[START Data shown]

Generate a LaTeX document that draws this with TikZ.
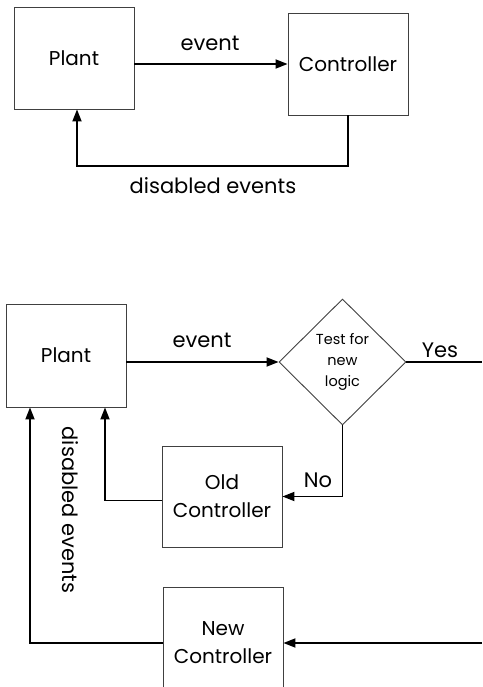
\documentclass[tikz,border=0pt]{standalone}
\usepackage{fontspec}
\setmainfont{Poppins}
\usetikzlibrary{shapes.geometric, arrows.meta, positioning, calc}
\tikzset{
    box/.style={draw=black!75, line width=0.9pt, fill=white, align=center, minimum width=120pt, inner sep=0pt, font=\fontsize{20pt}{28pt}\selectfont},
    decision/.style={diamond, draw=black!75, line width=0.9pt, align=center, minimum width=127pt, minimum height=126pt, inner sep=0pt, font=\fontsize{14.5pt}{21pt}\selectfont},
    arrow/.style={-{Triangle[length=12pt,width=9pt]}, line width=1.8pt, black},
    plain/.style={line width=1.8pt, black},
    lbl/.style={font=\fontsize{21pt}{24pt}\selectfont, inner sep=0pt}
}
\begin{document}
\begin{tikzpicture}[x=1pt, y=-1pt]
        \useasboundingbox (0,0) rectangle (482,687);
        \node [box, minimum height=102pt] (plant) at (74,58) {Plant};
        \node [box, minimum height=102pt] (ctrl) at (348,64) {Controller};
        \coordinate (back) at (77,166);
        \draw [arrow] (plant.east |- ctrl.west) -- (ctrl.west);
        \draw [arrow] (ctrl.south) |- (back) -- (back |- plant.south);
        \node [lbl] at (210,43) {event};
        \node [lbl] at (213,186) {disabled events};

        \node [box, minimum height=103pt] (plant2) at (66,355.5) {Plant};
        \node [decision] (test) at (342.5,362) {Test for\\new\\logic};
        \node [box, minimum height=101pt] (old) at (222,496.5) {Old\\Controller};
        \node [box, minimum height=112pt] (new) at (223,643) {New\\Controller};
        \coordinate (yes) at (482,362);
        \coordinate (input) at (482,643);
        \draw [arrow] (plant2.east |- test.west) -- (test.west);
        \draw [plain] (test.east) -- (yes);
        \draw [arrow] (test.south) |- (old.east);
        \draw [arrow] ([yshift=-4pt]old.west) -| ([xshift=39pt]plant2.south);
        \draw [arrow] (new.west) -| ([xshift=-36pt]plant2.south);
        \draw [arrow] (input) -- (new.east);
        \node [lbl] at (202,340) {event};
        \node [lbl] at (440,350) {Yes};
        \node [lbl] at (318,480) {No};
        \node [lbl, rotate=-90] at (70,510) {disabled events};
    \end{tikzpicture}
\end{document}
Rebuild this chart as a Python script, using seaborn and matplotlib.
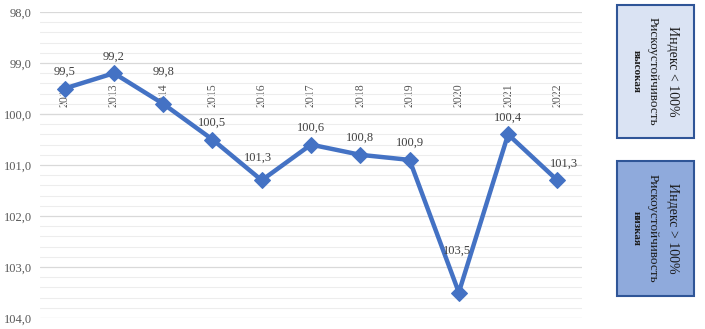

[END Data shown]

| Requirements |
Return the whole listing, word for word, and leave out every picture.

| Expected answer |
Generate a LaTeX document that draws this with TikZ.
\documentclass[tikz,border=0pt]{standalone}
\usepackage{fontspec}
\setmainfont{Poppins}
\usetikzlibrary{shapes.geometric, arrows.meta, positioning, calc}
\tikzset{
    box/.style={draw=black!75, line width=0.9pt, fill=white, align=center, minimum width=120pt, inner sep=0pt, font=\fontsize{20pt}{28pt}\selectfont},
    decision/.style={diamond, draw=black!75, line width=0.9pt, align=center, minimum width=127pt, minimum height=126pt, inner sep=0pt, font=\fontsize{14.5pt}{21pt}\selectfont},
    arrow/.style={-{Triangle[length=12pt,width=9pt]}, line width=1.8pt, black},
    plain/.style={line width=1.8pt, black},
    lbl/.style={font=\fontsize{21pt}{24pt}\selectfont, inner sep=0pt}
}
\begin{document}
\begin{tikzpicture}[x=1pt, y=-1pt]
        \useasboundingbox (0,0) rectangle (482,687);
        \node [box, minimum height=102pt] (plant) at (74,58) {Plant};
        \node [box, minimum height=102pt] (ctrl) at (348,64) {Controller};
        \coordinate (back) at (77,166);
        \draw [arrow] (plant.east |- ctrl.west) -- (ctrl.west);
        \draw [arrow] (ctrl.south) |- (back) -- (back |- plant.south);
        \node [lbl] at (210,43) {event};
        \node [lbl] at (213,186) {disabled events};

        \node [box, minimum height=103pt] (plant2) at (66,355.5) {Plant};
        \node [decision] (test) at (342.5,362) {Test for\\new\\logic};
        \node [box, minimum height=101pt] (old) at (222,496.5) {Old\\Controller};
        \node [box, minimum height=112pt] (new) at (223,643) {New\\Controller};
        \coordinate (yes) at (482,362);
        \coordinate (input) at (482,643);
        \draw [arrow] (plant2.east |- test.west) -- (test.west);
        \draw [plain] (test.east) -- (yes);
        \draw [arrow] (test.south) |- (old.east);
        \draw [arrow] ([yshift=-4pt]old.west) -| ([xshift=39pt]plant2.south);
        \draw [arrow] (new.west) -| ([xshift=-36pt]plant2.south);
        \draw [arrow] (input) -- (new.east);
        \node [lbl] at (202,340) {event};
        \node [lbl] at (440,350) {Yes};
        \node [lbl] at (318,480) {No};
        \node [lbl, rotate=-90] at (70,510) {disabled events};
    \end{tikzpicture}
\end{document}
Rebuild this chart as a Python script, using seaborn and matplotlib.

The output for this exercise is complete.